Iran has issued no formal complaint about the Sudan arms deal or its suspension. That absence is itself consistent with the Stimson Center’s finding: Iran needs Pakistan as a mediator more than it needs to protest Pakistani arms sales to a Saudi-aligned military government in northeast Africa. The IRGC’s internal authorization disputes have consumed more of Tehran’s bandwidth than Islamabad’s defense export portfolio.
The Libya Deal and Pakistan’s Defense Export Pipeline
The Sudan suspension is not the only Pakistani defense deal under Saudi review. A separate $4 billion agreement with the Libyan National Army, signed in December 2025, is also under pressure, Pakistan Today and Araweelo News reported in April 2026. That package covers 12 JF-17 fighters and 16 Super Mushshak trainers.
Combined, the Sudan and Libya deals represent $5.5 billion in defense export revenue contingent on Saudi approval. Pakistan signed defense export contracts worth nearly $10 billion in 2025 — the highest in its history, according to The Print and Asia Times. Pakistan’s stated target is $20 billion per year in defense export revenue by 2030.

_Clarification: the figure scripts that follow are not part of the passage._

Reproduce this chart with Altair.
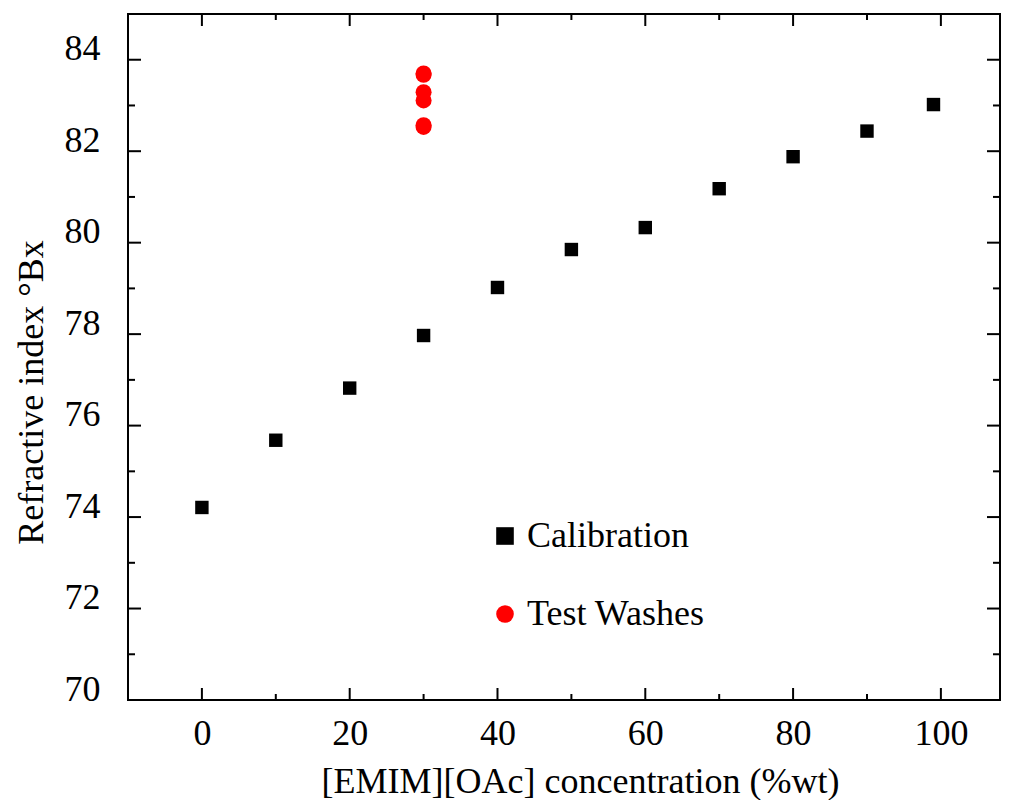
import altair as alt
import pandas as pd

# ---- data ----
cal_x = [0, 10, 20, 30, 40, 50, 60, 70, 80, 90, 99]
cal_y = [74.21, 75.68, 76.82, 77.97, 79.02, 79.85, 80.33, 81.18, 81.88, 82.44, 83.02]
wash_x = [30, 30, 30, 30, 30, 30]
wash_y = [83.70, 83.67, 83.29, 83.11, 82.57, 82.53]
series_names = ["Calibration", "Test Washes"]
series_colors = ["#000000", "#ff0000"]
series_shapes = ["square", "circle"]

x_major = [0, 20, 40, 60, 80, 100]
x_minor = [10, 30, 50, 70, 90]
y_major = [70, 72, 74, 76, 78, 80, 82, 84]
y_minor = [71, 73, 75, 77, 79, 81, 83, 85]

x_title = "[EMIM][OAc] concentration (%wt)"
y_title = "Refractive index \u00b0Bx"

W, H = 872, 686
FONT = "Liberation Serif"
MAJ, MIN = 12, 6

df = pd.DataFrame({
    "x": cal_x + wash_x,
    "y": cal_y + wash_y,
    "series": [series_names[0]] * len(cal_x) + [series_names[1]] * len(wash_x),
})

xscale = alt.Scale(domain=[-10, 108.0], nice=False, zero=False)
yscale = alt.Scale(domain=[70, 85], nice=False, zero=False)

xaxis = alt.Axis(values=x_major, title=x_title, grid=False, ticks=False, tickSize=0,
                 domain=False, labelFont=FONT, labelFontSize=36, labelColor="black",
                 labelPadding=16, labelFlush=False, labelOverlap=False,
                 titleFont=FONT, titleFontSize=36, titleFontWeight="normal",
                 titleColor="black", titleX=452, titleY=92, titleBaseline="alphabetic")
yaxis = alt.Axis(values=y_major, title=y_title, grid=False, ticks=False, tickSize=0,
                 domain=False, labelFont=FONT, labelFontSize=36, labelColor="black",
                 labelPadding=28, labelBaseline="alphabetic", labelFlush=False,
                 labelOverlap=False,
                 titleFont=FONT, titleFontSize=36, titleFontWeight="normal",
                 titleColor="black", titleX=-86, titleY=378, titleBaseline="alphabetic")

X = alt.X("x:Q", scale=xscale, axis=xaxis)
Y = alt.Y("y:Q", scale=yscale, axis=yaxis)

legend = alt.Legend(title=None, orient="none", legendX=359, legendY=504,
                    direction="vertical", labelFont=FONT, labelFontSize=36,
                    labelColor="black", symbolSize=310, labelOffset=4,
                    labelLimit=500, rowPadding=42, symbolStrokeWidth=0, padding=0)

points = alt.Chart(df).mark_point(filled=True, opacity=1, strokeWidth=0).encode(
    x=X, y=Y,
    color=alt.Color("series:N", scale=alt.Scale(domain=series_names, range=series_colors),
                    legend=legend),
    shape=alt.Shape("series:N", scale=alt.Scale(domain=series_names, range=series_shapes),
                    legend=legend),
    size=alt.condition(alt.datum.series == series_names[0], alt.value(180), alt.value(256)),
)

def xticks(vals, length):
    d = pd.DataFrame({"x": vals})
    base = alt.Chart(d).mark_rule(color="black", strokeWidth=2)
    bottom = base.encode(x=X, y=alt.value(H), y2=alt.value(H - length))
    top = base.encode(x=X, y=alt.value(0), y2=alt.value(length))
    return [bottom, top]

def yticks(vals, length):
    d = pd.DataFrame({"y": vals})
    base = alt.Chart(d).mark_rule(color="black", strokeWidth=2)
    left = base.encode(y=Y, x=alt.value(0), x2=alt.value(length))
    right = base.encode(y=Y, x=alt.value(W), x2=alt.value(W - length))
    return [left, right]

layers = (xticks(x_major, MAJ) + xticks(x_minor, MIN)
          + yticks(y_major, MAJ + 1) + yticks(y_minor, MIN + 1) + [points])

chart = alt.layer(*layers).properties(
    width=W, height=H,
    background="white",
    autosize=alt.AutoSizeParams(type="none"),
    padding={"left": 120, "top": 6, "right": 2, "bottom": 100},
).configure_view(stroke="black", strokeWidth=2)

chart.save("out.html", embed_options={"renderer": "svg", "actions": False})
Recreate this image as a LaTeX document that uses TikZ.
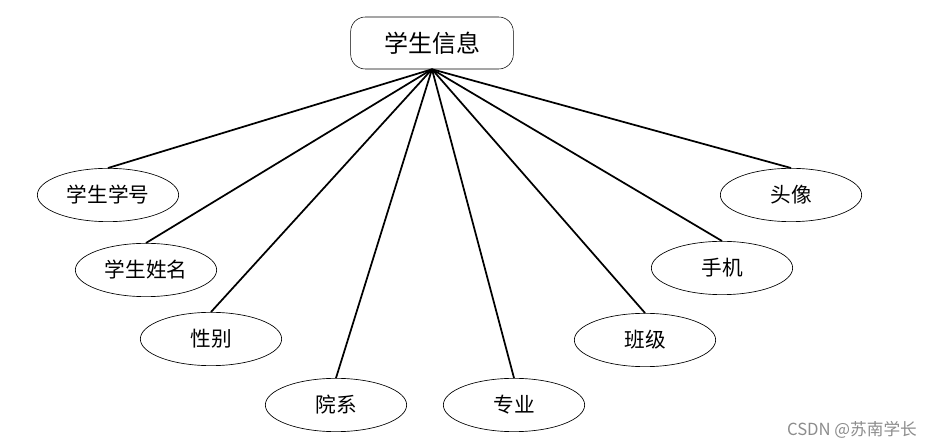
\documentclass[tikz,border=0pt]{standalone}
\usepackage{fontspec}
\newfontfamily\cjk{Noto Sans CJK SC}
\usepackage{tikz}
\usetikzlibrary{shapes}
\usetikzlibrary{positioning}
\tikzstyle{entity} = [rectangle, draw, fill=white, rounded corners=11pt,
minimum width=122pt, minimum height=39pt, inner sep=0pt, font=\cjk\fontsize{18pt}{18pt}\selectfont]
\tikzstyle{attr} = [ellipse, draw, fill=white, line width=0.5pt,
minimum width=106pt, minimum height=40pt, inner sep=0pt, font=\cjk\fontsize{15.5pt}{15.5pt}\selectfont]
\tikzstyle{line} = [draw, line width=1.3pt]

\begin{document}
\begin{tikzpicture}[x=0.75pt,y=-0.75pt]
	\useasboundingbox (0,0) rectangle (936,448);
	\node [entity] at (432,43) (info) {学生信息};
	\node [attr] at (108,195) (xuehao) {学生学号};
	\node [attr] at (146,270) (xingming) {学生姓名};
	\node [attr] at (211,339) (xingbie) {性别};
	\node [attr] at (336,405) (yuanxi) {院系};
	\node [attr] at (514,405) (zhuanye) {专业};
	\node [attr] at (645,340) (banji) {班级};
	\node [attr] at (722,268) (shouji) {手机};
	\node [attr] at (791,195) (touxiang) {头像};
	\path [line] (info.south) -- (xuehao.north);
	\path [line] (info.south) -- (xingming.north);
	\path [line] (info.south) -- (xingbie.north);
	\path [line] (info.south) -- (yuanxi.north);
	\path [line] (info.south) -- (zhuanye.north);
	\path [line] (info.south) -- (banji.north);
	\path [line] (info.south) -- (shouji.north);
	\path [line] (info.south) -- (touxiang.north);
	\node [font=\cjk\fontsize{12.5pt}{12.5pt}\selectfont, text=black!45] at (852,430) (mark) {CSDN @苏南学长};
\end{tikzpicture}
\end{document}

The JF-17 production constraint shapes the stakes. Pakistan builds approximately 25 frames per year, limited by Russian Klimov RD-93 MA engine supply, Forecast International reported. Every JF-17 committed to one buyer is a JF-17 unavailable to another. Saudi Arabia, by virtue of the SMDA and its position as Pakistan’s largest financial patron, sits at the front of that queue — not as a buyer, but as the entity that decides who else can buy.
The UAE complicates the picture further. Abu Dhabi backs the Rapid Support Forces in Sudan — the SAF’s enemy. The UAE’s simultaneous demand for Pakistan to repay $3 billion in loans, after rolling them over for seven years, arrived at the same moment Saudi Arabia was pulling the Sudan deal. Pakistan could not afford to antagonize either Gulf capital, and Saudi money was the only reason it could absorb the UAE’s withdrawal.
Background
Sudan’s civil war began in April 2023 when fighting erupted between the SAF under Burhan and the RSF under Mohamed Hamdan Dagalo (Hemedti). Saudi Arabia hosted the Jeddah peace talks beginning May 2023 and has progressively aligned with the SAF, driven by Red Sea maritime security, counter-UAE positioning, and Vision 2030 corridor protection.

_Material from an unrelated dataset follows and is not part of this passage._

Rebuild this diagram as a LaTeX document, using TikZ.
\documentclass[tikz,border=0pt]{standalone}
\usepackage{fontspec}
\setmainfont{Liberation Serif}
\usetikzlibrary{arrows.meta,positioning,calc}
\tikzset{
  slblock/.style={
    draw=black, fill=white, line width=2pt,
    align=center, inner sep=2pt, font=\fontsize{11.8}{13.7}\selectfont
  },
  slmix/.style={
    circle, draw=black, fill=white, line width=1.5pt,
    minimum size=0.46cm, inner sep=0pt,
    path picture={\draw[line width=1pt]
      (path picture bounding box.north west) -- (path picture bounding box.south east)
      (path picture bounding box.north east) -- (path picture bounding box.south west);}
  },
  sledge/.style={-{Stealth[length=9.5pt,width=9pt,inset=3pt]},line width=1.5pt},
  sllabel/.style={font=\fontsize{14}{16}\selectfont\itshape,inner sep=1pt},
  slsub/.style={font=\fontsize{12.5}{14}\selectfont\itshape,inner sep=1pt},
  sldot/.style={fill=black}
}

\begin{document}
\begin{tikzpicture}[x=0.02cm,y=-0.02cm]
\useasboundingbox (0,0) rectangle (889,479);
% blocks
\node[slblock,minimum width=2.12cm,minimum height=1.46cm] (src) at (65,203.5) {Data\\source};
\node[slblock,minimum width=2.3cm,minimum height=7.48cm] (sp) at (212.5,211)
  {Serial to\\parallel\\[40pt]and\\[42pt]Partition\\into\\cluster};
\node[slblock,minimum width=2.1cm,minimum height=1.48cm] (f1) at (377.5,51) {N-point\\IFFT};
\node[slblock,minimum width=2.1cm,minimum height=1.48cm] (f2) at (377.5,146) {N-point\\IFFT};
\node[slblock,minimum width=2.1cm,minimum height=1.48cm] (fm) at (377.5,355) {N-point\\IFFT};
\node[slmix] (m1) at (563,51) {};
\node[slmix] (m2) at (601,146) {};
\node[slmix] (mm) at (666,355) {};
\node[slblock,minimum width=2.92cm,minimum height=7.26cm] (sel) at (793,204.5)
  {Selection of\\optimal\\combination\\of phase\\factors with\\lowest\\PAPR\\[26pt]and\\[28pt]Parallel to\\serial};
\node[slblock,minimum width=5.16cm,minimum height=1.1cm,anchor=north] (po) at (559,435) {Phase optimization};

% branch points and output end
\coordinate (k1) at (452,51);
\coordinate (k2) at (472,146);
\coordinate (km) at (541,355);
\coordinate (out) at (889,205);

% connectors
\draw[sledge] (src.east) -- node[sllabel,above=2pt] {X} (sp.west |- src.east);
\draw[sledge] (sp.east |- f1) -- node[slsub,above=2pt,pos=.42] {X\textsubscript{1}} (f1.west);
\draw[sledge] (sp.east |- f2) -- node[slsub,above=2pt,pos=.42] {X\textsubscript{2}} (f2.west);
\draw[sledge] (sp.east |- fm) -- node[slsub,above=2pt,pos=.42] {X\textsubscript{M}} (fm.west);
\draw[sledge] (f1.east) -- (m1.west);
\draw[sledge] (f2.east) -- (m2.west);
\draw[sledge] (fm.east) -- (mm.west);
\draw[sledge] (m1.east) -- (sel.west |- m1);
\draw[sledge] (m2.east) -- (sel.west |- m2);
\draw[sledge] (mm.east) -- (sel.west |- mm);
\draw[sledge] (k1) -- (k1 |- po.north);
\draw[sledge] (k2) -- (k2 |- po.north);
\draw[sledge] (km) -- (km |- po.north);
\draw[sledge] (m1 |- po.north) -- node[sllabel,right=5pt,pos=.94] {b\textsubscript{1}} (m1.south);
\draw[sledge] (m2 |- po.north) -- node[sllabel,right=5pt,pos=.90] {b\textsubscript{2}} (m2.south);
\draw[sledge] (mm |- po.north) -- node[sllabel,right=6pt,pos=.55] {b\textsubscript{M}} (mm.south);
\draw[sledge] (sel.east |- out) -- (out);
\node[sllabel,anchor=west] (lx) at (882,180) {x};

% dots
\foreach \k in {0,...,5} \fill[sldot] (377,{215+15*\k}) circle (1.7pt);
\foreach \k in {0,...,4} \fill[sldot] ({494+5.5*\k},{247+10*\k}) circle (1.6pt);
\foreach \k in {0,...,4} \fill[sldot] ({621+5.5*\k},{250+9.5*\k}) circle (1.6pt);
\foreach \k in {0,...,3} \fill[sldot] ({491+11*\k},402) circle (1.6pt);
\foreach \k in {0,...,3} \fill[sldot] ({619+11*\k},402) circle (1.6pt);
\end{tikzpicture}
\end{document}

Pakistan and Saudi Arabia have maintained a mutual defense relationship since 1967. The September 2025 SMDA formalized that relationship at treaty level, triggered eight days after Israel struck Doha on September 9, 2025 — an event Al Jazeera reported had “deeply unsettled Gulf states’ sense of security.”
Pakistan’s 27th Constitutional Amendment, passed in 2025, concentrated foreign policy authority under the military establishment, making ceasefire diplomacy Field Marshal Munir’s operation rather than the elected government’s. Pakistan has served as Iran’s protecting power in the United States since 1992.
FAQ
Has Pakistan sold JF-17 fighters to any country before Sudan?
Yes. Myanmar received 16 JF-17s beginning in 2018, making it the first export customer. Nigeria signed a deal for three JF-17s in 2022. Argentina explored a purchase but withdrew under British diplomatic pressure related to the Falkland Islands. Each export required Chinese approval because the JF-17 is a joint Sino-Pakistani program — Beijing holds effective veto power over sales alongside any financing-state leverage.
What role does the UAE play in Sudan’s civil war?
The UAE has provided military support to the RSF, the SAF’s adversary, including arms shipments routed through Chad, according to a UN Panel of Experts report in January 2024. Abu Dhabi’s alignment with the RSF puts it directly opposite Saudi Arabia’s SAF backing. This Gulf rivalry within Sudan means Pakistani arms sales to either side carry consequences with at least one major financial patron.
Could Pakistan finance the Sudan deal without Saudi backing?
Pakistan’s foreign exchange reserves stood at approximately $16.5 billion in April 2026, of which roughly $8 billion consisted of Saudi deposits. A $1.5 billion defense export financed independently would require either a direct Sudanese payment — unlikely given Khartoum’s wartime fiscal crisis — or credit extended by Pakistan’s own banking system, which is under IMF conditionality restrictions limiting sovereign exposure to new defense lending.
What is the Karakoram-8 and why does Sudan want it?
The K-8 is a tandem-seat light attack and trainer aircraft developed jointly by China’s Hongdu Aviation and Pakistan Aeronautical Complex. Unit cost runs approximately $10–15 million, according to Jane’s Defence Weekly. For Sudan’s air force — which lost multiple aircraft to ground fire and maintenance failures during the civil war — the K-8 offers a low-cost close air support platform that requires less maintenance infrastructure than fourth-generation fighters.
Has Saudi Arabia blocked Pakistani arms exports before?
There is no publicly documented precedent of Saudi Arabia vetoing a Pakistani defense export through financial withdrawal. Pakistan has historically managed Gulf relationships by avoiding sales to states at war with its patrons — Islamabad declined Iranian requests during the Iran-Iraq war despite geographic proximity. The April 2026 Sudan suspension appears to be the first case where Saudi Arabia used its role as deal financier to unilaterally suspend a transaction Pakistan had already approved.